Plotting code records:

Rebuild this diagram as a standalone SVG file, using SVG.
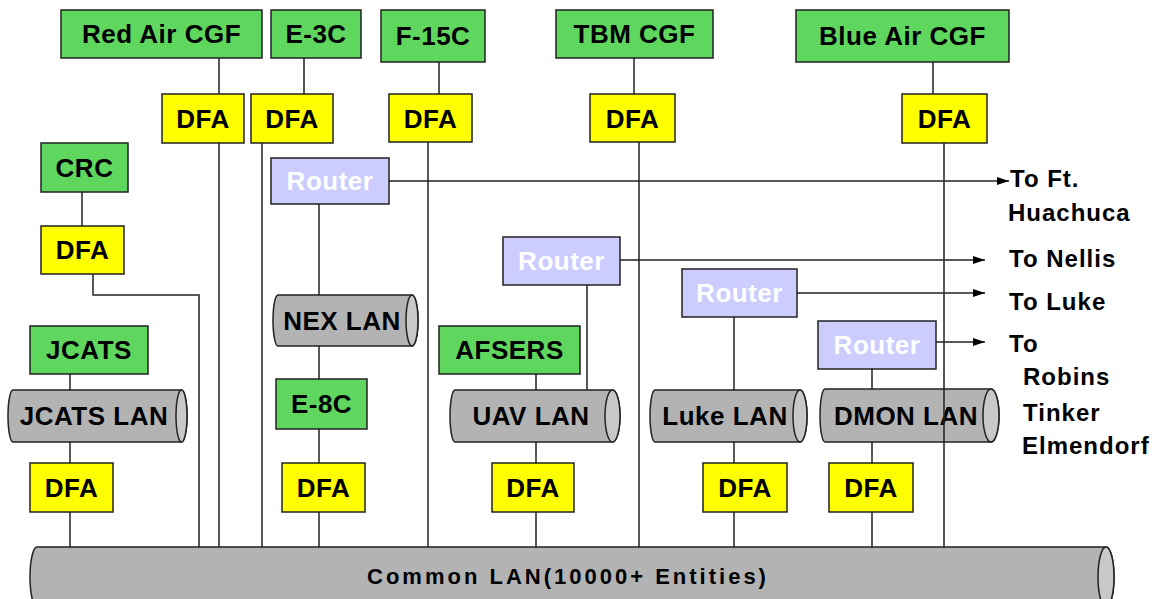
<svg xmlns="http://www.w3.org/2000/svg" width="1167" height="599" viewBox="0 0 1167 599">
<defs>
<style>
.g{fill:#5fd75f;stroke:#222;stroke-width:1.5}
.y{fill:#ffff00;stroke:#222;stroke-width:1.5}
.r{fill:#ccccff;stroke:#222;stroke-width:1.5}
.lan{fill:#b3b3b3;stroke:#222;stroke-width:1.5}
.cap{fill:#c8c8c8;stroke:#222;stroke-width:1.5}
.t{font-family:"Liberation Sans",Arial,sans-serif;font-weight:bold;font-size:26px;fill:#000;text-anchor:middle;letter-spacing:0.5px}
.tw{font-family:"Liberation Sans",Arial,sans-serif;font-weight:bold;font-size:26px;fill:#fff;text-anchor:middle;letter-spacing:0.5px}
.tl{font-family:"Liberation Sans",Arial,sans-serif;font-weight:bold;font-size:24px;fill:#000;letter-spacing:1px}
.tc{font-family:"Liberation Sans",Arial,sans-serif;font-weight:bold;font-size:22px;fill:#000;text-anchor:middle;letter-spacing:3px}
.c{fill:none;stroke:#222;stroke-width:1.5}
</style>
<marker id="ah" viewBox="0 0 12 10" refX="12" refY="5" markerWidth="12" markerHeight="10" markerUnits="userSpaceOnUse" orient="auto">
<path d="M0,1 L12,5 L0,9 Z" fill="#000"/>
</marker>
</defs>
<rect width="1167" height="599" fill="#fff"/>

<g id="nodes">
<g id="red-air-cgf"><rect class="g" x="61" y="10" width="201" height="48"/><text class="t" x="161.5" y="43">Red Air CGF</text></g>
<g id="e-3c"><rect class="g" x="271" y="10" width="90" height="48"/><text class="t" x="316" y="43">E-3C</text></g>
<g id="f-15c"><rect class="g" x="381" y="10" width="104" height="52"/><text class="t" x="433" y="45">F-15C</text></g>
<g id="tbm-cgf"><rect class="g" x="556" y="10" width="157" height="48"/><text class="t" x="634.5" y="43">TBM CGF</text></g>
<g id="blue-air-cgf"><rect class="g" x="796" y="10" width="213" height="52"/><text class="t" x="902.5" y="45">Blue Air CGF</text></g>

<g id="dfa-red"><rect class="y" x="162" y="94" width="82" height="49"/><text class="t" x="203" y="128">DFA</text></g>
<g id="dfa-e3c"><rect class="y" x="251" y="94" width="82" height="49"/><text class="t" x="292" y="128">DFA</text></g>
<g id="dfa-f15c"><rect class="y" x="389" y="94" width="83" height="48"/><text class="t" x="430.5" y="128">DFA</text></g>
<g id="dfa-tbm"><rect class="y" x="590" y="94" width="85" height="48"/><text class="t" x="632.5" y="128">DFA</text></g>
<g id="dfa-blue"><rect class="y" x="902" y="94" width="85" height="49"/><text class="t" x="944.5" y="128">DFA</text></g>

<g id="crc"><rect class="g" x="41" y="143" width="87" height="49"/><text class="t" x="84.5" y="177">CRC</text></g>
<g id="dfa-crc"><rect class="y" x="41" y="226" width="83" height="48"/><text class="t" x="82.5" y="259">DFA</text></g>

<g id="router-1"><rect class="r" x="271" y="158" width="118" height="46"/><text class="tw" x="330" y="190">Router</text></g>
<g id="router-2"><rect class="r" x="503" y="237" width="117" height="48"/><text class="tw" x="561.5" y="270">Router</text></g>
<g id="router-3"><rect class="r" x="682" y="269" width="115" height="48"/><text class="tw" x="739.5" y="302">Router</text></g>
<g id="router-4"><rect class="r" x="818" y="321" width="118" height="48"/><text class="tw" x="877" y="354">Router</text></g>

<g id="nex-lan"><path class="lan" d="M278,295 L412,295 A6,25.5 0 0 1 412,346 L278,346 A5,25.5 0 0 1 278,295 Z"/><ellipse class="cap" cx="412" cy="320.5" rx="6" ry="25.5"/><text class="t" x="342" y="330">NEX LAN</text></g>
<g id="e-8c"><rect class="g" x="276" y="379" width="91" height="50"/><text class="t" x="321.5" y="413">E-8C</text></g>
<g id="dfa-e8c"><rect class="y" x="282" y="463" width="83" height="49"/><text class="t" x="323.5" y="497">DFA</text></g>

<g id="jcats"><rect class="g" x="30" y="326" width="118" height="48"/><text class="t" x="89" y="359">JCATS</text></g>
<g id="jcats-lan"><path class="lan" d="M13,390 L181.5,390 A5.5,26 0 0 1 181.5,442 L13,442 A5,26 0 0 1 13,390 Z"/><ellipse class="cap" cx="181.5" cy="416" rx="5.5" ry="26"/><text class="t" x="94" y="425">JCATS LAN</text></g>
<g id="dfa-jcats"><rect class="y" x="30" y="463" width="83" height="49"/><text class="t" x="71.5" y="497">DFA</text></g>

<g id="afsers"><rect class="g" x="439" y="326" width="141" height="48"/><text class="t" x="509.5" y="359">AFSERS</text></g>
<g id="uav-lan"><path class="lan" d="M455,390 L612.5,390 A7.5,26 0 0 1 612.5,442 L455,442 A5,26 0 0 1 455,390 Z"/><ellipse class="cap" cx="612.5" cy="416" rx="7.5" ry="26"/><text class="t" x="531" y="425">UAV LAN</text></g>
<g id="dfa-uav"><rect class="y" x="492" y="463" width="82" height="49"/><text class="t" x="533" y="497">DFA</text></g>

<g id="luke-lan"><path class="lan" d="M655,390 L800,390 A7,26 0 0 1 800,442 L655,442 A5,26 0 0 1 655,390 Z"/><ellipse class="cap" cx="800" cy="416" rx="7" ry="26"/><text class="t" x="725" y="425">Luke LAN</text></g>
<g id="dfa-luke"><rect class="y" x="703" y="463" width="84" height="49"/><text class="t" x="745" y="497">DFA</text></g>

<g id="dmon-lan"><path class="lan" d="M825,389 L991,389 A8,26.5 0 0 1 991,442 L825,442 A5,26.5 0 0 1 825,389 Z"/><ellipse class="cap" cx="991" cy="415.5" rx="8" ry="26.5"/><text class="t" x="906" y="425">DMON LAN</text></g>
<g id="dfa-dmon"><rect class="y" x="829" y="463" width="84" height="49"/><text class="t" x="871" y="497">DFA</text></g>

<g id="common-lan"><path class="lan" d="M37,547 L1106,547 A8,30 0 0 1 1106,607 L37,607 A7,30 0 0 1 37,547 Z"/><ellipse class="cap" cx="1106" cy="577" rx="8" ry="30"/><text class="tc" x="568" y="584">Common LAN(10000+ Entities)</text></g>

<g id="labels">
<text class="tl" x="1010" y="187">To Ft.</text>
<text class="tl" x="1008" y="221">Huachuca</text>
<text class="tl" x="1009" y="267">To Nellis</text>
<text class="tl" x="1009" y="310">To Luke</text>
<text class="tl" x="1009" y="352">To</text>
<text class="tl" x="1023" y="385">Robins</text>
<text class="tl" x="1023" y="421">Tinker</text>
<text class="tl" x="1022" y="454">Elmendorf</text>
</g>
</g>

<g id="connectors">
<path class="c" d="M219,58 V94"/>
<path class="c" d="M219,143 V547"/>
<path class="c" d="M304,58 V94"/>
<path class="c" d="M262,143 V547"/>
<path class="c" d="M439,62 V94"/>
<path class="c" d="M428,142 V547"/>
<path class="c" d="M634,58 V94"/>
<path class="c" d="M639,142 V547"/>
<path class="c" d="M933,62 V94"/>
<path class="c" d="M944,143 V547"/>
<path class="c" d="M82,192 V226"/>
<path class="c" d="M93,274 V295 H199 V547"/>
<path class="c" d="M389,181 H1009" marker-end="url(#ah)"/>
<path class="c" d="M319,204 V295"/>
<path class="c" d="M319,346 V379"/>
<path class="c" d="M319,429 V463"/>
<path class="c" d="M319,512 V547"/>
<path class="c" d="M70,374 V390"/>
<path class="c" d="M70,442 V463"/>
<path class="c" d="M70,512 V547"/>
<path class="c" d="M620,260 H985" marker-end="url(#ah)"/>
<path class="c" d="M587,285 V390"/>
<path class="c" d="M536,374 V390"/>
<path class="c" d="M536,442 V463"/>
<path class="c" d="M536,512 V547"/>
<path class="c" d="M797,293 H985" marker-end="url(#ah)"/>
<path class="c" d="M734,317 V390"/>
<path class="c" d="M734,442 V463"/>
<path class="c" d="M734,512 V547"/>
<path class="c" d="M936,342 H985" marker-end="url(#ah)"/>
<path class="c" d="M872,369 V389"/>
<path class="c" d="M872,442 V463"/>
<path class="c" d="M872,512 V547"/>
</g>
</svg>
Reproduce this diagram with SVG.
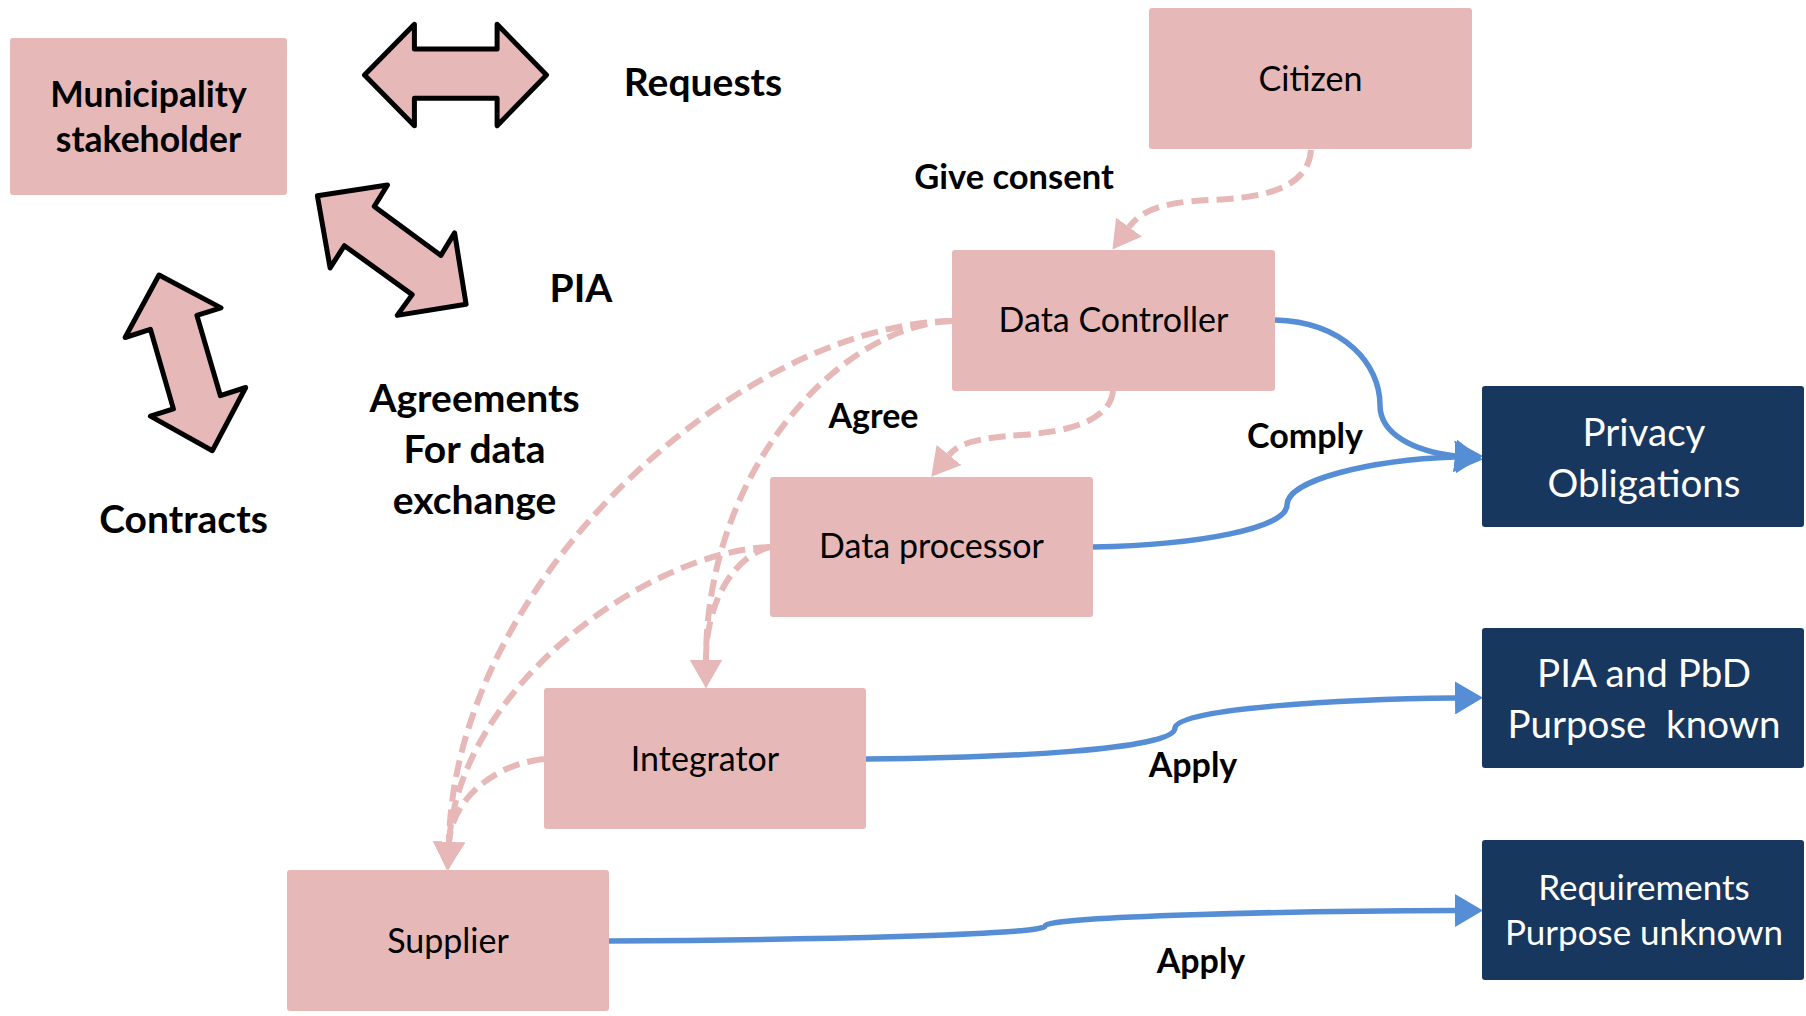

◆ Stated goal
Find how many of the lines above have the word "diagram" in them. State only that number.

◆ Solution to this exercise
2